**Task instructions**.
Skip every image and restate the data word for word.

**Material**.
**********
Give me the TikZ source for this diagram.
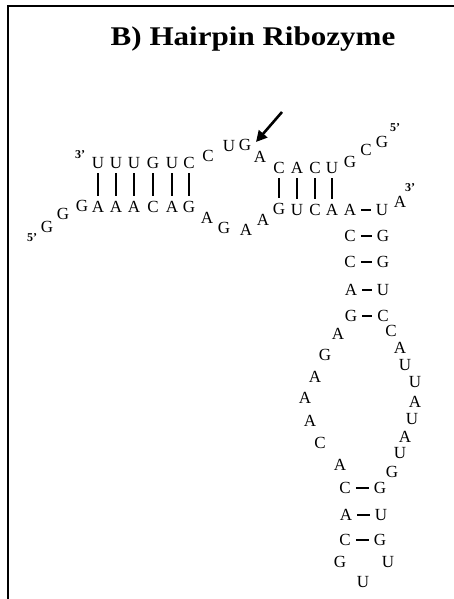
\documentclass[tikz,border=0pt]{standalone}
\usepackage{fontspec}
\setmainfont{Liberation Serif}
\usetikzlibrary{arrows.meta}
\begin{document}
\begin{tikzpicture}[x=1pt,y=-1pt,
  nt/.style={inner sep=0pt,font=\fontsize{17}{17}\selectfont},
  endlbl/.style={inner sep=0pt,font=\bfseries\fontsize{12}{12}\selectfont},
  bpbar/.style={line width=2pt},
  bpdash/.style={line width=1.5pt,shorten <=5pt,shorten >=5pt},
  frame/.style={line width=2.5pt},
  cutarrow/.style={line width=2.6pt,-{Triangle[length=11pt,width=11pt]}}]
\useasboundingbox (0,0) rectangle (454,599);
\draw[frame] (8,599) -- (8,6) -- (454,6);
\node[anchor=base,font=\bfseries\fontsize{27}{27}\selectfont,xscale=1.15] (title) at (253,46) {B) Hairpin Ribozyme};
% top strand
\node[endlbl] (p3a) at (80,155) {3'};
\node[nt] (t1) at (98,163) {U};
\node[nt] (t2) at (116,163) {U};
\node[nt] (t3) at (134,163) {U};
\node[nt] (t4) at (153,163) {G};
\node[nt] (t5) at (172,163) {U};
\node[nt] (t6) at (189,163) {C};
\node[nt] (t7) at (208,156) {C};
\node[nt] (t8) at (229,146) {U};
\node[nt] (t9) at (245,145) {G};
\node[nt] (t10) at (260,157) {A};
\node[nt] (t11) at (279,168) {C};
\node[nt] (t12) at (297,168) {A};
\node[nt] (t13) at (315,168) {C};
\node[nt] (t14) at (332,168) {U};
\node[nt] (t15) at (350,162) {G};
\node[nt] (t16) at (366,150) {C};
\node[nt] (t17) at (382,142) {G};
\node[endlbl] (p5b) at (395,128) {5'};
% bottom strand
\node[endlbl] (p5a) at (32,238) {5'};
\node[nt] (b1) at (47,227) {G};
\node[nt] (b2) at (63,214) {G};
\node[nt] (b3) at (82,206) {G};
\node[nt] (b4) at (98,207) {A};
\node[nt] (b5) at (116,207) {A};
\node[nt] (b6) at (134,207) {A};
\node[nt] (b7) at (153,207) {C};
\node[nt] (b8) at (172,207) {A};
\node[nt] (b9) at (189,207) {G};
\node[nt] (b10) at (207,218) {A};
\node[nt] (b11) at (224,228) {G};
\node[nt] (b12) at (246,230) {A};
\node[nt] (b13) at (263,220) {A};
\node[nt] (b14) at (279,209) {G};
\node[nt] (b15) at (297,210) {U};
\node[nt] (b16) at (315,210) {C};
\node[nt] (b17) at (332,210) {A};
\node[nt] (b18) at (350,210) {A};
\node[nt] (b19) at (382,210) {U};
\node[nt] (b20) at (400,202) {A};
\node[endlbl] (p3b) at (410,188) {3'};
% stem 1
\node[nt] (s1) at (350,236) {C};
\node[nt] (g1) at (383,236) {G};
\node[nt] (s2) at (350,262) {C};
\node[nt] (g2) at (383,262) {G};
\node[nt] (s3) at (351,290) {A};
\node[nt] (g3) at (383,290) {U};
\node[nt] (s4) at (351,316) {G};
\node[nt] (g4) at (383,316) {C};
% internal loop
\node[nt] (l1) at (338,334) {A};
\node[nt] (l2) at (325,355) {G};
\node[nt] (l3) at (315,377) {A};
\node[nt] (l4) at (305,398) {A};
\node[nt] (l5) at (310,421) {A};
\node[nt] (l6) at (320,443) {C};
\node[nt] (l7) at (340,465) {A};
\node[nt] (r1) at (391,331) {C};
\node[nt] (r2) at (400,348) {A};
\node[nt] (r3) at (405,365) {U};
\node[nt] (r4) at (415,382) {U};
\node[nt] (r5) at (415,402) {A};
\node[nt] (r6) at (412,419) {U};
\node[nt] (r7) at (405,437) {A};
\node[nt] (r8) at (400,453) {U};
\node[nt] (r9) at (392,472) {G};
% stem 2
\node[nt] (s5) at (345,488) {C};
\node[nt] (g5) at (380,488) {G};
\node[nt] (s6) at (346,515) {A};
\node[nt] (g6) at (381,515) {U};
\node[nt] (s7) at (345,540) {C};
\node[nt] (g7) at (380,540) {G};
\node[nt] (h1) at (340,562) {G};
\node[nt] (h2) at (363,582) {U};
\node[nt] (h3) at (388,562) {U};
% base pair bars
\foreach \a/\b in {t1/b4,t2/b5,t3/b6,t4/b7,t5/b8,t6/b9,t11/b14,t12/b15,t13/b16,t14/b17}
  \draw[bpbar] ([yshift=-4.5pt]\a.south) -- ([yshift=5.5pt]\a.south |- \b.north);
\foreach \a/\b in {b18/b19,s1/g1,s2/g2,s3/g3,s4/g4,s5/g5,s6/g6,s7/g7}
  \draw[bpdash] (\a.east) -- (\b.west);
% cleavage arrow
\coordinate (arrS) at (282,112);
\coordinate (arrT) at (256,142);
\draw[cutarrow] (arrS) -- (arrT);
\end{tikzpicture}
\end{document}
**********
**Completed exercise**.
Give me the TikZ source for this diagram.
\documentclass[tikz,border=0pt]{standalone}
\usepackage{fontspec}
\setmainfont{Liberation Serif}
\usetikzlibrary{arrows.meta}
\begin{document}
\begin{tikzpicture}[x=1pt,y=-1pt,
  nt/.style={inner sep=0pt,font=\fontsize{17}{17}\selectfont},
  endlbl/.style={inner sep=0pt,font=\bfseries\fontsize{12}{12}\selectfont},
  bpbar/.style={line width=2pt},
  bpdash/.style={line width=1.5pt,shorten <=5pt,shorten >=5pt},
  frame/.style={line width=2.5pt},
  cutarrow/.style={line width=2.6pt,-{Triangle[length=11pt,width=11pt]}}]
\useasboundingbox (0,0) rectangle (454,599);
\draw[frame] (8,599) -- (8,6) -- (454,6);
\node[anchor=base,font=\bfseries\fontsize{27}{27}\selectfont,xscale=1.15] (title) at (253,46) {B) Hairpin Ribozyme};
% top strand
\node[endlbl] (p3a) at (80,155) {3'};
\node[nt] (t1) at (98,163) {U};
\node[nt] (t2) at (116,163) {U};
\node[nt] (t3) at (134,163) {U};
\node[nt] (t4) at (153,163) {G};
\node[nt] (t5) at (172,163) {U};
\node[nt] (t6) at (189,163) {C};
\node[nt] (t7) at (208,156) {C};
\node[nt] (t8) at (229,146) {U};
\node[nt] (t9) at (245,145) {G};
\node[nt] (t10) at (260,157) {A};
\node[nt] (t11) at (279,168) {C};
\node[nt] (t12) at (297,168) {A};
\node[nt] (t13) at (315,168) {C};
\node[nt] (t14) at (332,168) {U};
\node[nt] (t15) at (350,162) {G};
\node[nt] (t16) at (366,150) {C};
\node[nt] (t17) at (382,142) {G};
\node[endlbl] (p5b) at (395,128) {5'};
% bottom strand
\node[endlbl] (p5a) at (32,238) {5'};
\node[nt] (b1) at (47,227) {G};
\node[nt] (b2) at (63,214) {G};
\node[nt] (b3) at (82,206) {G};
\node[nt] (b4) at (98,207) {A};
\node[nt] (b5) at (116,207) {A};
\node[nt] (b6) at (134,207) {A};
\node[nt] (b7) at (153,207) {C};
\node[nt] (b8) at (172,207) {A};
\node[nt] (b9) at (189,207) {G};
\node[nt] (b10) at (207,218) {A};
\node[nt] (b11) at (224,228) {G};
\node[nt] (b12) at (246,230) {A};
\node[nt] (b13) at (263,220) {A};
\node[nt] (b14) at (279,209) {G};
\node[nt] (b15) at (297,210) {U};
\node[nt] (b16) at (315,210) {C};
\node[nt] (b17) at (332,210) {A};
\node[nt] (b18) at (350,210) {A};
\node[nt] (b19) at (382,210) {U};
\node[nt] (b20) at (400,202) {A};
\node[endlbl] (p3b) at (410,188) {3'};
% stem 1
\node[nt] (s1) at (350,236) {C};
\node[nt] (g1) at (383,236) {G};
\node[nt] (s2) at (350,262) {C};
\node[nt] (g2) at (383,262) {G};
\node[nt] (s3) at (351,290) {A};
\node[nt] (g3) at (383,290) {U};
\node[nt] (s4) at (351,316) {G};
\node[nt] (g4) at (383,316) {C};
% internal loop
\node[nt] (l1) at (338,334) {A};
\node[nt] (l2) at (325,355) {G};
\node[nt] (l3) at (315,377) {A};
\node[nt] (l4) at (305,398) {A};
\node[nt] (l5) at (310,421) {A};
\node[nt] (l6) at (320,443) {C};
\node[nt] (l7) at (340,465) {A};
\node[nt] (r1) at (391,331) {C};
\node[nt] (r2) at (400,348) {A};
\node[nt] (r3) at (405,365) {U};
\node[nt] (r4) at (415,382) {U};
\node[nt] (r5) at (415,402) {A};
\node[nt] (r6) at (412,419) {U};
\node[nt] (r7) at (405,437) {A};
\node[nt] (r8) at (400,453) {U};
\node[nt] (r9) at (392,472) {G};
% stem 2
\node[nt] (s5) at (345,488) {C};
\node[nt] (g5) at (380,488) {G};
\node[nt] (s6) at (346,515) {A};
\node[nt] (g6) at (381,515) {U};
\node[nt] (s7) at (345,540) {C};
\node[nt] (g7) at (380,540) {G};
\node[nt] (h1) at (340,562) {G};
\node[nt] (h2) at (363,582) {U};
\node[nt] (h3) at (388,562) {U};
% base pair bars
\foreach \a/\b in {t1/b4,t2/b5,t3/b6,t4/b7,t5/b8,t6/b9,t11/b14,t12/b15,t13/b16,t14/b17}
  \draw[bpbar] ([yshift=-4.5pt]\a.south) -- ([yshift=5.5pt]\a.south |- \b.north);
\foreach \a/\b in {b18/b19,s1/g1,s2/g2,s3/g3,s4/g4,s5/g5,s6/g6,s7/g7}
  \draw[bpdash] (\a.east) -- (\b.west);
% cleavage arrow
\coordinate (arrS) at (282,112);
\coordinate (arrT) at (256,142);
\draw[cutarrow] (arrS) -- (arrT);
\end{tikzpicture}
\end{document}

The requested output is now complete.